**YOUR INSTRUCTIONS:** Below is a listing to write out in full, exactly as given, without its pictures.

**MATERIAL:**
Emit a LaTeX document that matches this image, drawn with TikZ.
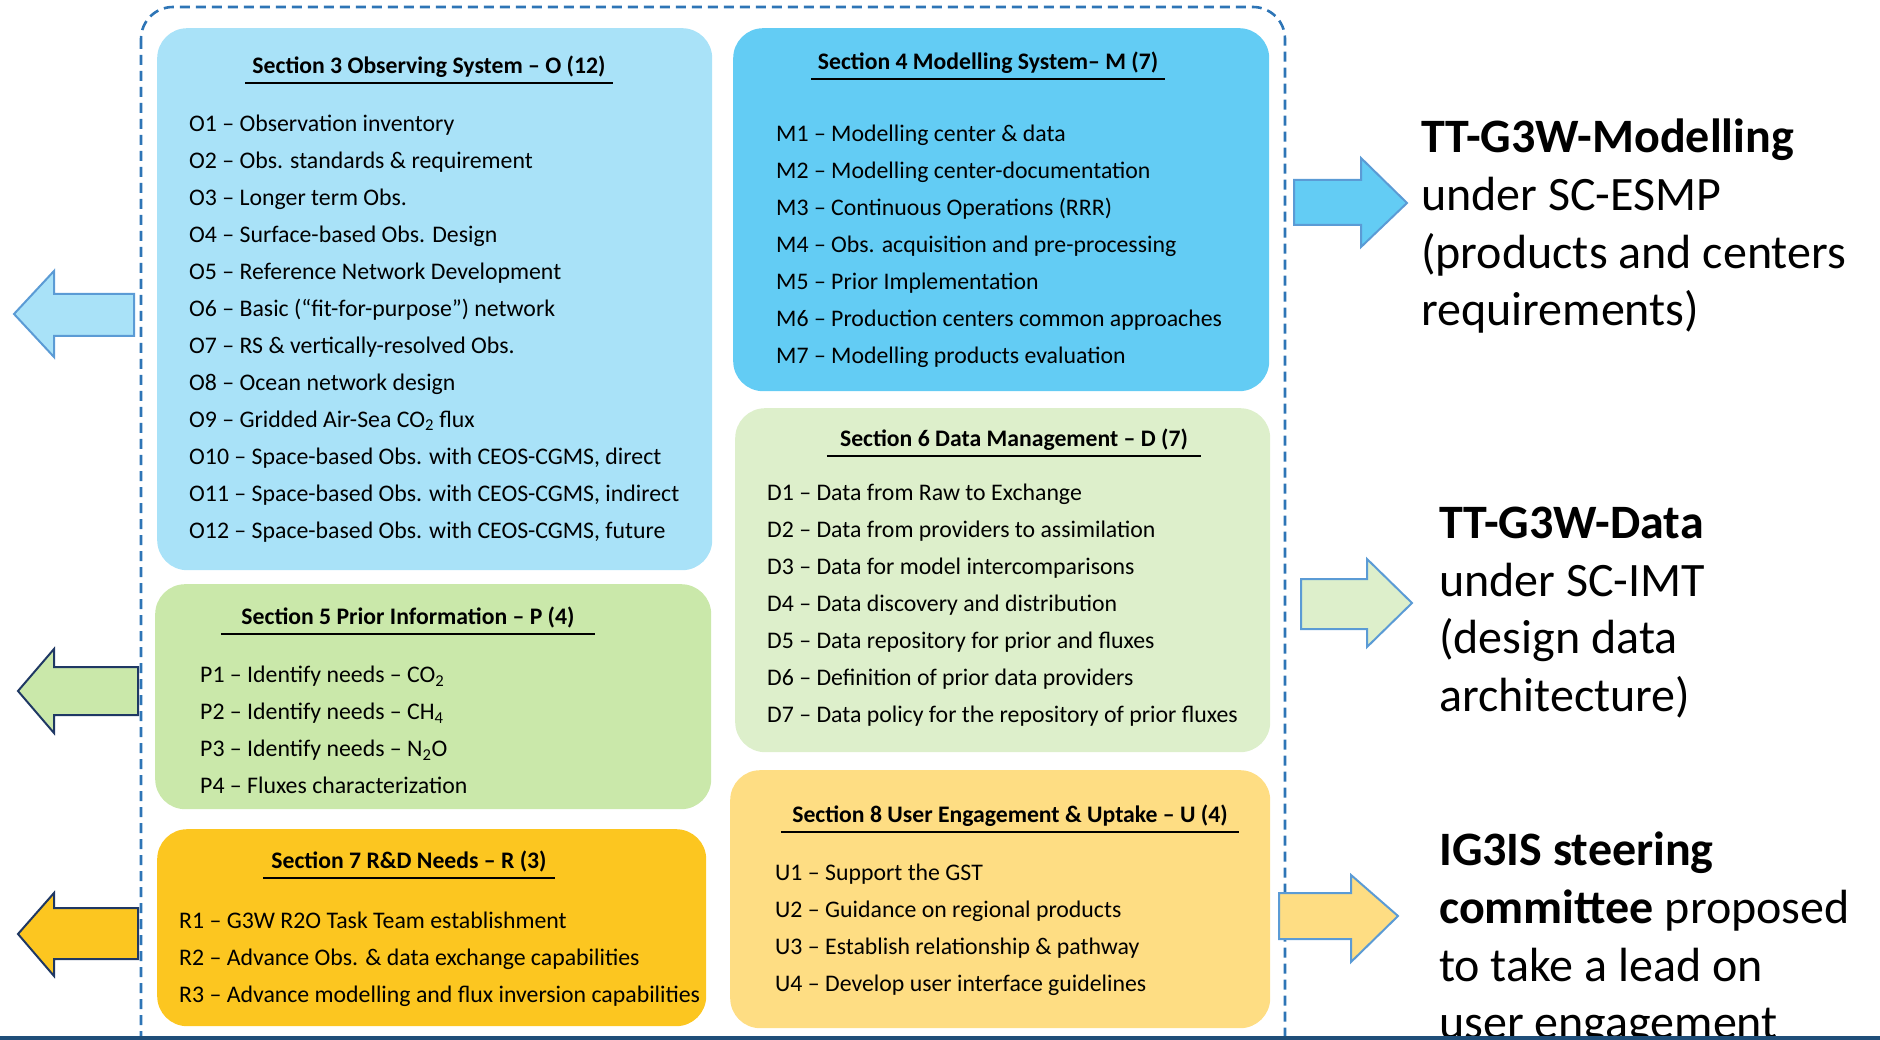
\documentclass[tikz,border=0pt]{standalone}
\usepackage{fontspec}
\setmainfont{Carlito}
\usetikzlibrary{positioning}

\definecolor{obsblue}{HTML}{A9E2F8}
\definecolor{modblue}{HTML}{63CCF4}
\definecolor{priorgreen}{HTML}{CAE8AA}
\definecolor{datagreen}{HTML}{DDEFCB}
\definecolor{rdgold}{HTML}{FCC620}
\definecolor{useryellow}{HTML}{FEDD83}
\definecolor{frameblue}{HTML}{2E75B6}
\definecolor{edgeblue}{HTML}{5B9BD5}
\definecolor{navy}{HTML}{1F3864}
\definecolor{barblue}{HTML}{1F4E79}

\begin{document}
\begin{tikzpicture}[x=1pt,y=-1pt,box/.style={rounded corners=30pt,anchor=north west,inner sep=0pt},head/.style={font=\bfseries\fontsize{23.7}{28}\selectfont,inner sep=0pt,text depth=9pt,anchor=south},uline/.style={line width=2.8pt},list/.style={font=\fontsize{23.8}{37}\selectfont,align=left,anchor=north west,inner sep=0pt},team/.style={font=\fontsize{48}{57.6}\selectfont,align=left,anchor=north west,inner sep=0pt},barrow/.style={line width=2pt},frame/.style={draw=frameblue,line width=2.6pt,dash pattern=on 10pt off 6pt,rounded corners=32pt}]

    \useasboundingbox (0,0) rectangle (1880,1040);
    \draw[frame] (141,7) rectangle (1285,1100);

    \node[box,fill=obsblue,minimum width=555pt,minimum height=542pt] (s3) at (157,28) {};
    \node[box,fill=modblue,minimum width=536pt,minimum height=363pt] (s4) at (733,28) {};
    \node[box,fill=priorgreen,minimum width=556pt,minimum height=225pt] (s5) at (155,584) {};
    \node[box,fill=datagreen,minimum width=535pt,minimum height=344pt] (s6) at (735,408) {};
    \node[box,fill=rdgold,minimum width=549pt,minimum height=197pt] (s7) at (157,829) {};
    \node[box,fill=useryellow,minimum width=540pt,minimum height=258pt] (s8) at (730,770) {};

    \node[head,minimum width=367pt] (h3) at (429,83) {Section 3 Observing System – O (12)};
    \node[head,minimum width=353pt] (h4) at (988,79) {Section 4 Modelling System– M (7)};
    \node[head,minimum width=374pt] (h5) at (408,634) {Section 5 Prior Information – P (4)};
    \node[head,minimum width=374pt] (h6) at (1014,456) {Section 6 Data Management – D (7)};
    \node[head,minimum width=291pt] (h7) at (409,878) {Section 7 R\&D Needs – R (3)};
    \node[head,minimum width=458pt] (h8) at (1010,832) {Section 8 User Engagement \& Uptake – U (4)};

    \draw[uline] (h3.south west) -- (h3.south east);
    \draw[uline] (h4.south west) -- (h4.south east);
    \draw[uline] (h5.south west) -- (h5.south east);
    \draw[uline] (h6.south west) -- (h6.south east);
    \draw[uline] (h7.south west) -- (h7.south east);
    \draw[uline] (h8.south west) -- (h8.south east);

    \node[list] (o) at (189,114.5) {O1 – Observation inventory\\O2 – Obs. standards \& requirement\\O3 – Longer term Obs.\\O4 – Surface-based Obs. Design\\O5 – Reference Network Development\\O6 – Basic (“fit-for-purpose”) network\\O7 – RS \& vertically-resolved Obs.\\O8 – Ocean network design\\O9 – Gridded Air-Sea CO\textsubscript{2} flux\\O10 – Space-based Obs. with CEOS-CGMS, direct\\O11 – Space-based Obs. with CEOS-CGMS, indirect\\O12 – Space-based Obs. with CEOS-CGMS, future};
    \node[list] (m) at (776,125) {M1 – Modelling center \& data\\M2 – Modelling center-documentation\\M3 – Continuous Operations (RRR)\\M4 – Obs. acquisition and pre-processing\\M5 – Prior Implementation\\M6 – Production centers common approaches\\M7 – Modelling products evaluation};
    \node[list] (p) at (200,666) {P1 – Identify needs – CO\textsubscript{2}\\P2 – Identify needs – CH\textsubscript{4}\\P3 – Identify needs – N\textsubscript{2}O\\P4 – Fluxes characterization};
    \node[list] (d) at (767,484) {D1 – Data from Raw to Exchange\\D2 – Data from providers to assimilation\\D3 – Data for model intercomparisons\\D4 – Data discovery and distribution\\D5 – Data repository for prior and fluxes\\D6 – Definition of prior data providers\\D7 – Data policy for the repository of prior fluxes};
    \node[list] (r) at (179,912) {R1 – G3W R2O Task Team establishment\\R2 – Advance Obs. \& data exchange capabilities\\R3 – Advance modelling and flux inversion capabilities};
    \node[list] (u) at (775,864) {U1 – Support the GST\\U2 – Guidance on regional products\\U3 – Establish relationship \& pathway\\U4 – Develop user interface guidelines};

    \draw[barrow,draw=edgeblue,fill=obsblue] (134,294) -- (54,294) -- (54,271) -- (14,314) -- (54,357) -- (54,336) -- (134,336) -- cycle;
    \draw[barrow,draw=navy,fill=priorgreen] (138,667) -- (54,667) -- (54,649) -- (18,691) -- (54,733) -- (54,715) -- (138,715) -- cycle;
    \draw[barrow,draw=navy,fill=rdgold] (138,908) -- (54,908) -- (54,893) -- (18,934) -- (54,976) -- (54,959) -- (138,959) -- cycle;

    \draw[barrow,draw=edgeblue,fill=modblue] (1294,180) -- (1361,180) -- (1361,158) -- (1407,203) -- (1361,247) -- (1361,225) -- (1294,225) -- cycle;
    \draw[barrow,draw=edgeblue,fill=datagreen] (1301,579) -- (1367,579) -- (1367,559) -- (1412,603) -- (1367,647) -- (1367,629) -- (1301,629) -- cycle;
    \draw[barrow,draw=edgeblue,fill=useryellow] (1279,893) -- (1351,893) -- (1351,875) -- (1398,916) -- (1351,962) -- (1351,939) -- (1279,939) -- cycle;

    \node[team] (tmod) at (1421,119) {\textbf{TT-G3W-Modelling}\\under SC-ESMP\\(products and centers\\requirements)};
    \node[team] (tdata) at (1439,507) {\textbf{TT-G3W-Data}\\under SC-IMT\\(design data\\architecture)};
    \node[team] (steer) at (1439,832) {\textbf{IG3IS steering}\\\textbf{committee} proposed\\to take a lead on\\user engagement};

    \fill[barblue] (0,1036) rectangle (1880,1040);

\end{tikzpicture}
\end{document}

**EXPECTED OUTPUT:**
Emit a LaTeX document that matches this image, drawn with TikZ.
\documentclass[tikz,border=0pt]{standalone}
\usepackage{fontspec}
\setmainfont{Carlito}
\usetikzlibrary{positioning}

\definecolor{obsblue}{HTML}{A9E2F8}
\definecolor{modblue}{HTML}{63CCF4}
\definecolor{priorgreen}{HTML}{CAE8AA}
\definecolor{datagreen}{HTML}{DDEFCB}
\definecolor{rdgold}{HTML}{FCC620}
\definecolor{useryellow}{HTML}{FEDD83}
\definecolor{frameblue}{HTML}{2E75B6}
\definecolor{edgeblue}{HTML}{5B9BD5}
\definecolor{navy}{HTML}{1F3864}
\definecolor{barblue}{HTML}{1F4E79}

\begin{document}
\begin{tikzpicture}[x=1pt,y=-1pt,box/.style={rounded corners=30pt,anchor=north west,inner sep=0pt},head/.style={font=\bfseries\fontsize{23.7}{28}\selectfont,inner sep=0pt,text depth=9pt,anchor=south},uline/.style={line width=2.8pt},list/.style={font=\fontsize{23.8}{37}\selectfont,align=left,anchor=north west,inner sep=0pt},team/.style={font=\fontsize{48}{57.6}\selectfont,align=left,anchor=north west,inner sep=0pt},barrow/.style={line width=2pt},frame/.style={draw=frameblue,line width=2.6pt,dash pattern=on 10pt off 6pt,rounded corners=32pt}]

    \useasboundingbox (0,0) rectangle (1880,1040);
    \draw[frame] (141,7) rectangle (1285,1100);

    \node[box,fill=obsblue,minimum width=555pt,minimum height=542pt] (s3) at (157,28) {};
    \node[box,fill=modblue,minimum width=536pt,minimum height=363pt] (s4) at (733,28) {};
    \node[box,fill=priorgreen,minimum width=556pt,minimum height=225pt] (s5) at (155,584) {};
    \node[box,fill=datagreen,minimum width=535pt,minimum height=344pt] (s6) at (735,408) {};
    \node[box,fill=rdgold,minimum width=549pt,minimum height=197pt] (s7) at (157,829) {};
    \node[box,fill=useryellow,minimum width=540pt,minimum height=258pt] (s8) at (730,770) {};

    \node[head,minimum width=367pt] (h3) at (429,83) {Section 3 Observing System – O (12)};
    \node[head,minimum width=353pt] (h4) at (988,79) {Section 4 Modelling System– M (7)};
    \node[head,minimum width=374pt] (h5) at (408,634) {Section 5 Prior Information – P (4)};
    \node[head,minimum width=374pt] (h6) at (1014,456) {Section 6 Data Management – D (7)};
    \node[head,minimum width=291pt] (h7) at (409,878) {Section 7 R\&D Needs – R (3)};
    \node[head,minimum width=458pt] (h8) at (1010,832) {Section 8 User Engagement \& Uptake – U (4)};

    \draw[uline] (h3.south west) -- (h3.south east);
    \draw[uline] (h4.south west) -- (h4.south east);
    \draw[uline] (h5.south west) -- (h5.south east);
    \draw[uline] (h6.south west) -- (h6.south east);
    \draw[uline] (h7.south west) -- (h7.south east);
    \draw[uline] (h8.south west) -- (h8.south east);

    \node[list] (o) at (189,114.5) {O1 – Observation inventory\\O2 – Obs. standards \& requirement\\O3 – Longer term Obs.\\O4 – Surface-based Obs. Design\\O5 – Reference Network Development\\O6 – Basic (“fit-for-purpose”) network\\O7 – RS \& vertically-resolved Obs.\\O8 – Ocean network design\\O9 – Gridded Air-Sea CO\textsubscript{2} flux\\O10 – Space-based Obs. with CEOS-CGMS, direct\\O11 – Space-based Obs. with CEOS-CGMS, indirect\\O12 – Space-based Obs. with CEOS-CGMS, future};
    \node[list] (m) at (776,125) {M1 – Modelling center \& data\\M2 – Modelling center-documentation\\M3 – Continuous Operations (RRR)\\M4 – Obs. acquisition and pre-processing\\M5 – Prior Implementation\\M6 – Production centers common approaches\\M7 – Modelling products evaluation};
    \node[list] (p) at (200,666) {P1 – Identify needs – CO\textsubscript{2}\\P2 – Identify needs – CH\textsubscript{4}\\P3 – Identify needs – N\textsubscript{2}O\\P4 – Fluxes characterization};
    \node[list] (d) at (767,484) {D1 – Data from Raw to Exchange\\D2 – Data from providers to assimilation\\D3 – Data for model intercomparisons\\D4 – Data discovery and distribution\\D5 – Data repository for prior and fluxes\\D6 – Definition of prior data providers\\D7 – Data policy for the repository of prior fluxes};
    \node[list] (r) at (179,912) {R1 – G3W R2O Task Team establishment\\R2 – Advance Obs. \& data exchange capabilities\\R3 – Advance modelling and flux inversion capabilities};
    \node[list] (u) at (775,864) {U1 – Support the GST\\U2 – Guidance on regional products\\U3 – Establish relationship \& pathway\\U4 – Develop user interface guidelines};

    \draw[barrow,draw=edgeblue,fill=obsblue] (134,294) -- (54,294) -- (54,271) -- (14,314) -- (54,357) -- (54,336) -- (134,336) -- cycle;
    \draw[barrow,draw=navy,fill=priorgreen] (138,667) -- (54,667) -- (54,649) -- (18,691) -- (54,733) -- (54,715) -- (138,715) -- cycle;
    \draw[barrow,draw=navy,fill=rdgold] (138,908) -- (54,908) -- (54,893) -- (18,934) -- (54,976) -- (54,959) -- (138,959) -- cycle;

    \draw[barrow,draw=edgeblue,fill=modblue] (1294,180) -- (1361,180) -- (1361,158) -- (1407,203) -- (1361,247) -- (1361,225) -- (1294,225) -- cycle;
    \draw[barrow,draw=edgeblue,fill=datagreen] (1301,579) -- (1367,579) -- (1367,559) -- (1412,603) -- (1367,647) -- (1367,629) -- (1301,629) -- cycle;
    \draw[barrow,draw=edgeblue,fill=useryellow] (1279,893) -- (1351,893) -- (1351,875) -- (1398,916) -- (1351,962) -- (1351,939) -- (1279,939) -- cycle;

    \node[team] (tmod) at (1421,119) {\textbf{TT-G3W-Modelling}\\under SC-ESMP\\(products and centers\\requirements)};
    \node[team] (tdata) at (1439,507) {\textbf{TT-G3W-Data}\\under SC-IMT\\(design data\\architecture)};
    \node[team] (steer) at (1439,832) {\textbf{IG3IS steering}\\\textbf{committee} proposed\\to take a lead on\\user engagement};

    \fill[barblue] (0,1036) rectangle (1880,1040);

\end{tikzpicture}
\end{document}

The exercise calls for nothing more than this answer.